Crowdfunding or crowdlending, which one is for me?
Should I do crowdfunding or crowdlending?
Lately you hear a lot about crowdfunding and crowdlending, especially since the publication of the Spanish draft law on February 28th to regulate these new ways of investing. But what are exactly the differences between crowdfunding and crowdlending?
Before we explain these, it is important to distinguish between crowdfunding as a donation or reward and as an investment. The donation/reward based model is the most widespread and well known. Here people contribute money to a project and either get nothing in return (because they like the project and would like to contribute) or get some kind of reward, like a t-shirt, a mention, or the product for which the campaign is started (a book, a movie, etc.) In these campaigns the money is not invested, but contributed to the project.
Crowdfunding as an investment
At the other end of the spectrum we can find crowdfunding as an investment in its 2 different forms, equity crowdfunding and crowdlending. The main difference between the 2 is the fact that in equity crowdfunding the money is invested in a company in exchange for a participation in the company, meanwhile in crowdlending the money is lent to a company or project and you will get your money back through a fixed payment schedule, with a fixed interest.

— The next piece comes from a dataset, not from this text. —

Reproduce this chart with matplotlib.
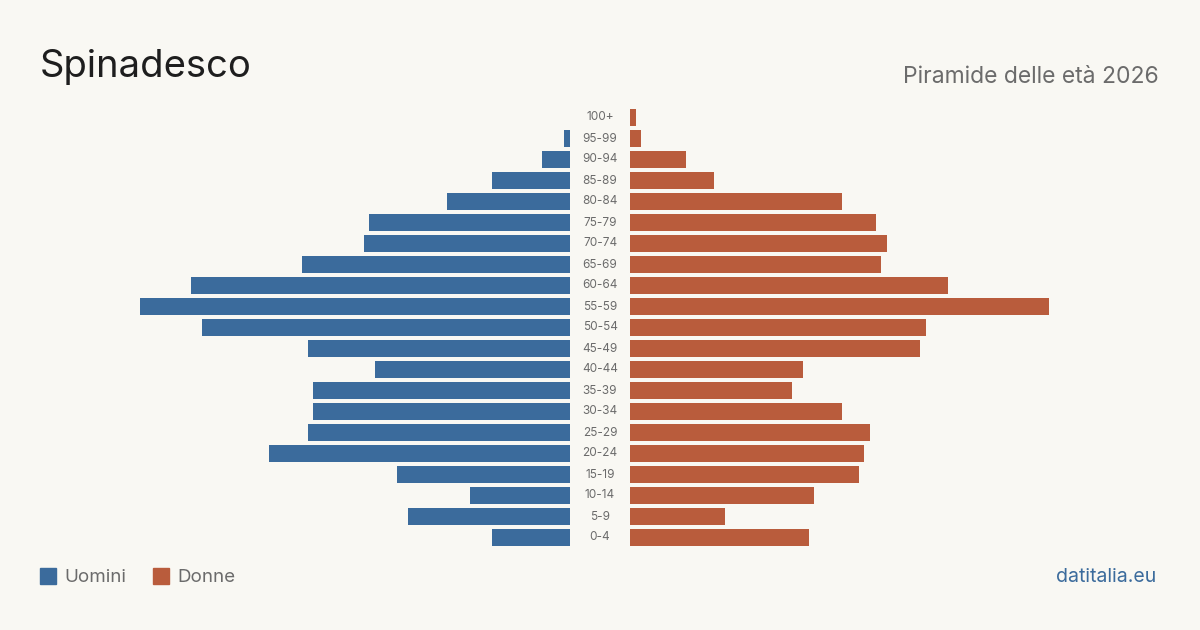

Although both are meant to finance companies or projects, with the expectation to receive the funds back with a return, there are big differences between the two, the main difference being the risk assumed.
In equity crowdfunding you become a shareholder of the company, and you have no guarantees whatsoever to get back your funds. In theory, if the company goes well, you can multiply your investment various times. However, in case things go bad, you can loose the complete investment.
There is no fixed time horizon, no guarantees to get back your funds, and only when you sell your participation you can cash in on the gains.
Crowdlending is different: you lend the money to a person, company or project and they have the obligation to pay back the money with a fixed payment schedule and at a fixed interest rate. From the first month you are receiving interest and repayments on your money invested, meaning that from the first month you are already getting back part of your capital.
Since there is an obligation to pay back from the beginning, loans are only given to companies or projects that are already generating cash, and typically start-ups do not comply with this rule. Because of this, start-ups generally apply for equity crowdfunding and more established companies or projects do so for lending.
Equity crowdfunding vs Crowdlending
In below table we summarize again the main differences between the 2 types of crowdfunding:
|Risk||High There is no obligation to pay back your invested money and only in case of success you can typically expect a time horizon over 5 years||Moderate Your invested money will be repaid according a pre-agreed payment schedule, between 1 year and 5 years depending on the loan|
|Return||Potentially very high If the start-up is successful, your investment will typically multiply its value more than 10x||Moderate Interest if fixed upfront and payed according a pre-agreed schedule|
|Guarantees||No guarantees||Depends Depending on the loan there can be personal guarantees or claims on the assets|
|Follow-up||None Completely dependent on the management team and their goodwill to inform the investors||Monthly Because of the monthly payments of interest and capital, there is a constant flow of information between the company and the investors|
So, which type of crowdfunding is for me ?
Investing in equity crowdfunding does not exclude investing in equity crowdlending. As we have explained earlier here, it is important to diversify and therefore very advisable to use both ways of crowdfunding.
In crowdlending you can distinguish between crowdlending to persons, the so-called P2P crowdlending, and the crowdlending to business, the so-called P2B crowdlending. Generally P2P crowdlending is considered more high risk, and returns are higher, since the risk of default is higher. Here we concentrate on business lending, and currently there are 4 platforms active in Spain: ECrowd!, Arboribus, Loanbook and Crowd2b.
Finally, we point out that ECrowd is a P2B crowdlending platform, from which individuals can give loans to projects that have a positive social or environmental impact.